Joby Aviation has been one of the most talked-about names in the emerging eVTOL (electric vertical take-off and landing) sector, with ambitious plans to transform urban air mobility. However, from a risk-reward standpoint, the stock increasingly reflects heightened uncertainty and structural challenges that may make it unsuitable as a long-term holding for risk-averse investors.

1. Lack of Revenue and Profitability
Joby remains in the pre-commercial stage, with no sustained revenue stream from passenger operations. While testing continues, the path to material revenue is uncertain and dependent on certification timetables and regulatory approval in multiple jurisdictions.

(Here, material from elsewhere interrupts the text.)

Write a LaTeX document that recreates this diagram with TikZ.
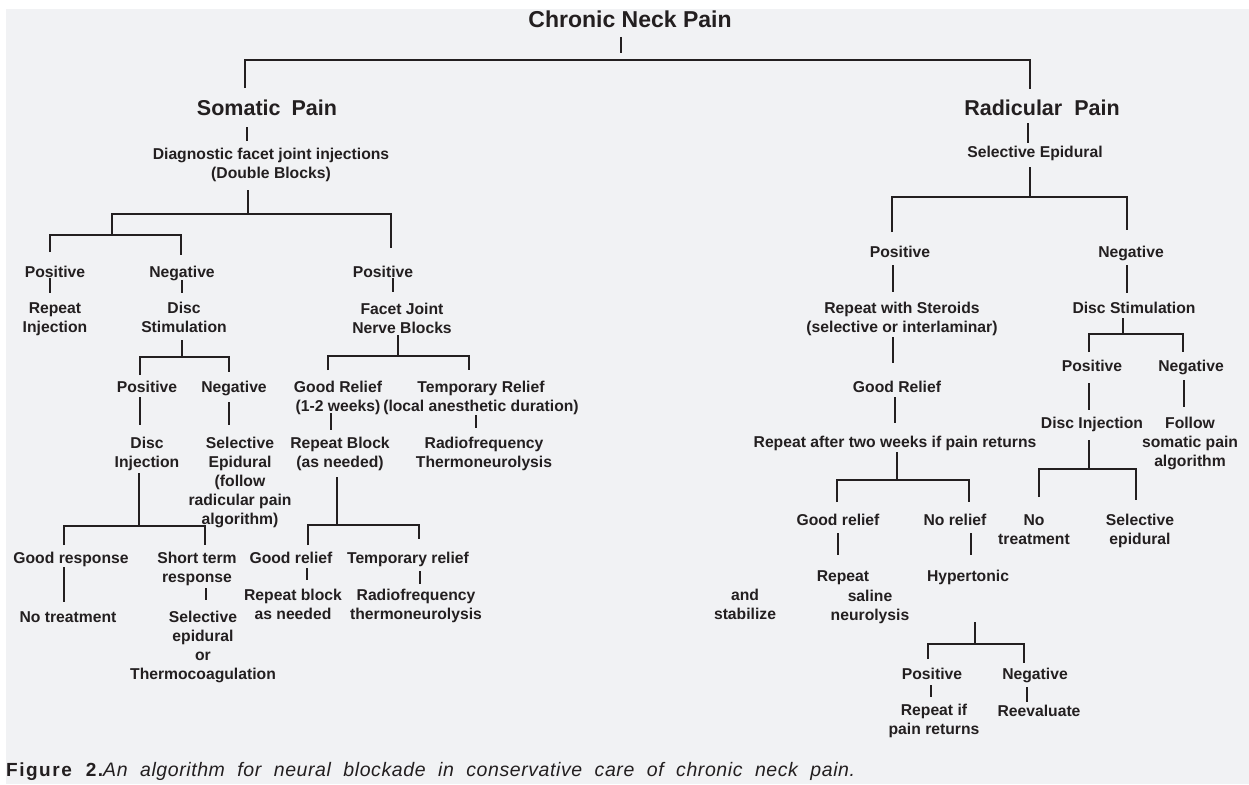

The absence of recurring cash inflows means the business is reliant on funding — dilutive financing is a real risk if milestones are delayed.
2. Regulatory and Certification Risk
Gaining FAA and global certification for commercial eVTOL operation remains a high-barrier, multi-year process. Delays or additional safety requirements could extend timelines and materially increase costs. The regulatory environment is also evolving with no guaranteed harmonization between countries, creating complexity and execution risk.

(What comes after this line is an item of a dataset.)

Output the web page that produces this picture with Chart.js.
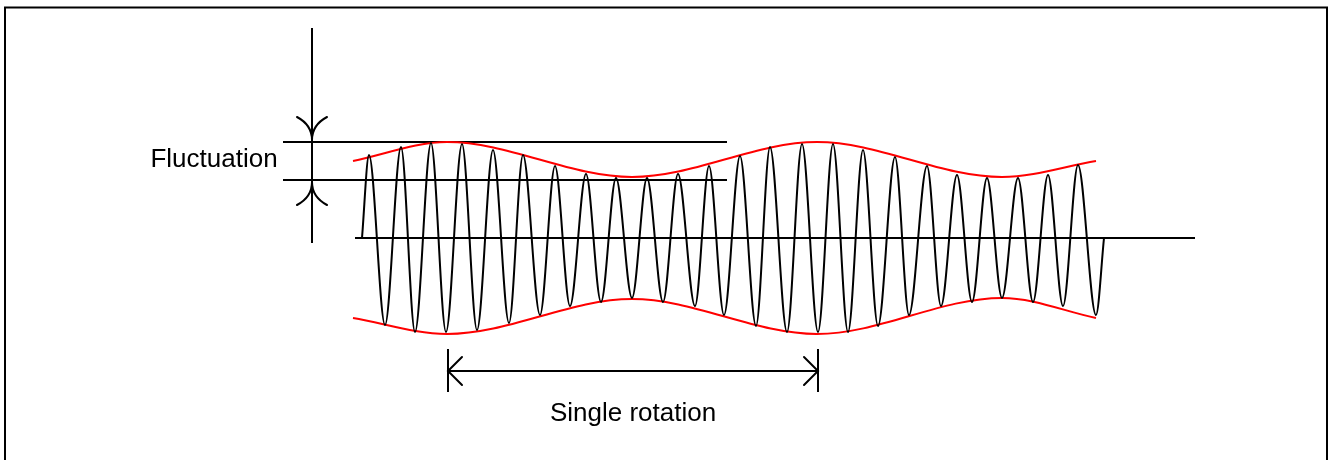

3. Massive Capital Requirements
Commercialization of an eVTOL ecosystem involves not just the aircraft but infrastructure: vertiports, charging/maintenance networks, and air traffic integration. Joby will need continuous capital infusion to scale — and each funding round dilutes existing shareholders. If equity markets tighten or raise funding costs rise, financial pressure could mount.
4. Competitive Intensity
The eVTOL space now includes deep-pocketed competitors (e.g., Archer Aviation, Lilium, Volocopter) and potential OEM entrants from aerospace giants. This crowded field increases the risk of market share erosion, pricing pressure, and technology divergence. First-mover status does not guarantee long-term dominance.
5. Execution Risk
Transforming prototype aircraft into reliable, safe, and commercially viable fleets requires flawless execution. Supply chain challenges, manufacturing scale issues, and service reliability concerns could surface. Any missteps here could erode investor confidence rapidly.

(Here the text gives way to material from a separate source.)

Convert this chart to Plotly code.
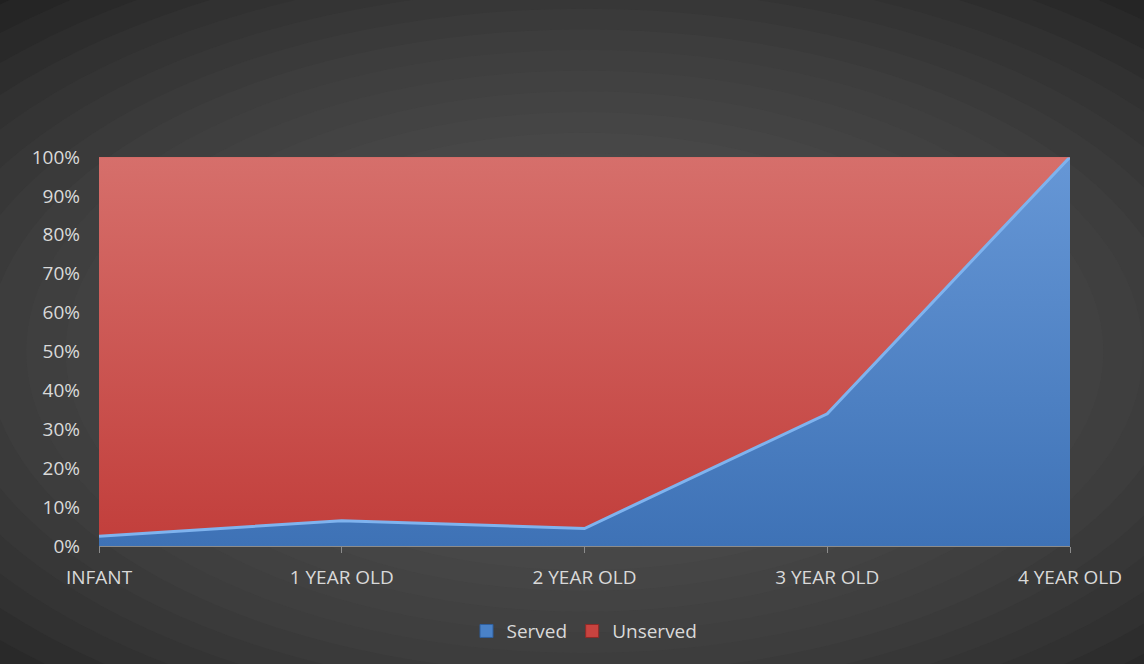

6. Valuation Versus Fundamentals
Joby’s valuation has historically priced in optimism about rapid commercialization and outsized future growth. With limited revenue visibility and mounting risks, the current valuation appears stretched relative to near-term fundamentals.
Investment Recommendation
Joby Aviation remains an intriguing visionary play, but the weight of regulatory, execution, capital, and competitive risks suggests the stock is better suited for speculative traders rather than long-term holders. For investors prioritizing capital preservation and reasonable risk-adjusted returns, reducing exposure or exiting may be prudent until clear commercial milestones are achieved. We assign a “Sell” recommendation on Joby Aviation Inc stock at the closing price of USD 19.57 as of October 6, 2025.